I know another couple in which the mother was raised in Argentina and the father in France. The mother speaks Spanish to her son, and the father speaks French. This kid, who is also four now, refuses to speak anything but English. Why? Again the couple hypothesizes that it's because that the common shared language they have is English, so that's what they speak to each other.

So I guess what I'm saying, in a convoluted way, is that based on personal observation, I'd agree with those advocating immersion, and as deeply as possible.
posted by jdroth at 2:26 PM on January 20, 2005


Move to the country of choice, or everyone should speak it at home. There should be some significant research on the subject...

Um, scazza, no. Moving to the country of choice isn't the answer. There are little things like jobs and family that require us to stay put. The question, in case you missed it, is not how to get our child to be bilingual-- but what is the minimum exposure needed to help our child be bilingual. I think total immersion as you suggest would be the maximum exposure. Quite the opposite of what we have in mind.

To everyone else, thank you for your input. It looks like we might have to make 10 to 15 hours a week from the consensus here (and perhaps worry about rebellion too!) Drat!
posted by wtfwjd? at 2:41 PM on January 20, 2005


I'd think that given the elasticity of an infant's brain, more than quantity of exposure, quality would be paramount. I mean I'm sure there's a critical threshold for quantity, but there's also diminishing returns after a point.
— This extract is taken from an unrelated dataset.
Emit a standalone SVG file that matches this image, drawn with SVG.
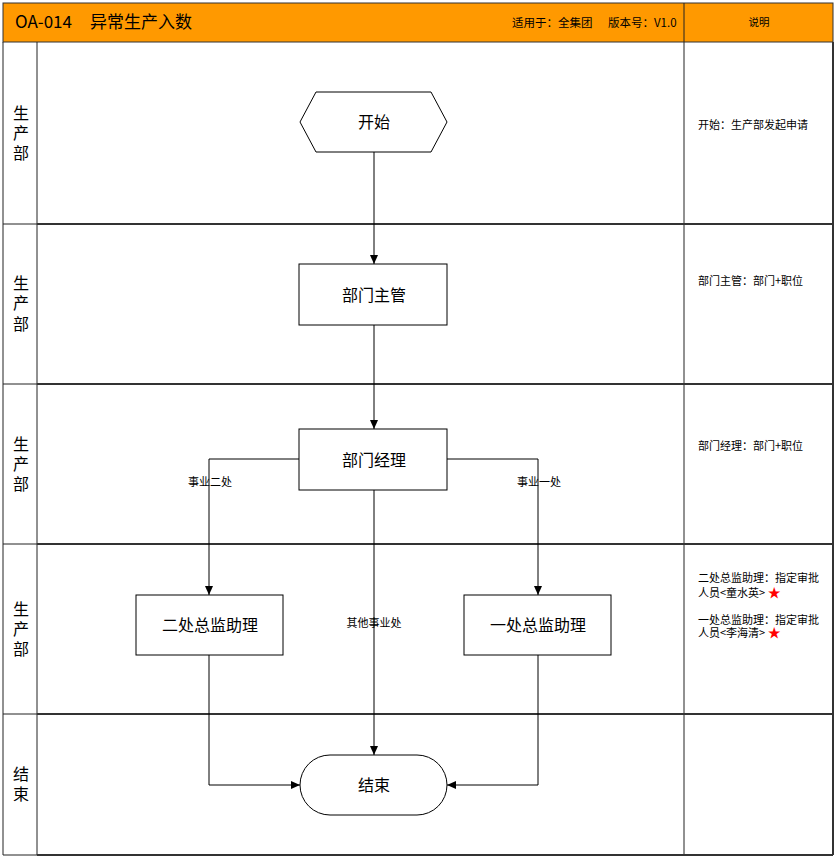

In any case, being bilingual since childhood seems to be a good thing.
posted by Gyan at 3:51 PM on January 20, 2005


My parents spoke Swedish, while we lived in an English speaking country when I was a kid (0-7 years). One phenomenon that you probably will meet is what both me and my brother (English, German and Swedish for him) did which was to move one language out of our head completely and insist we didn't understand it all in phases. The very next year, presto we were fluent again. Or the languages would merge and I would have no idea which one I was speaking.
Grandparents (In Swedish):- Please speak Swedish.
me (in English): - But I am!


It will take a lot more than a few hours a week to keep both of those languages developing in your child. Childrens records, films and books in the second language, other children that can speak it as well, and many more hours with someone who speaks it. If you understand and can speak a little yourself would be great for your child to be able to use it when s/he's not at the other family members house. When school-time arrives, classes for reading and writing in that language is a must as well.
posted by dabitch at 5:39 PM on January 20, 2005


jdroth - what you are describing are those phases I was trying to explain. Both me and my brother did that at around the ages of 4 and 8. One of the languages would simply "leave" my brain and I could not understand at all, all of a sudden. I wasn't trying to rebel when I told my parents to not speak that old language in front of my friends and other language-refusal-fits, for some reason I thought they were the only people in the world who knew Swedish. ;)
posted by dabitch at 5:45 PM on January 20, 2005


(so tell those couples you know to hang in there, the languages come back again later, and just as sudden.)
posted by dabitch at 5:46 PM on January 20, 2005


I think the infant brain elasticity theory on language is a little misleading. I'd bet it takes just about as much time for an infant to learn a new language as it does for an adult; the main difference is that an adult already has a default language to 'fall back on', while the child won't categorize it as a 'second' (& therefore superfluous) language so will be more likely to pick it up.

By all means take advantage of the fact that the kid hasn't yet developed a resistance to learning new things, but don't expect it to happen magically so much more easily for the kid than it would for you.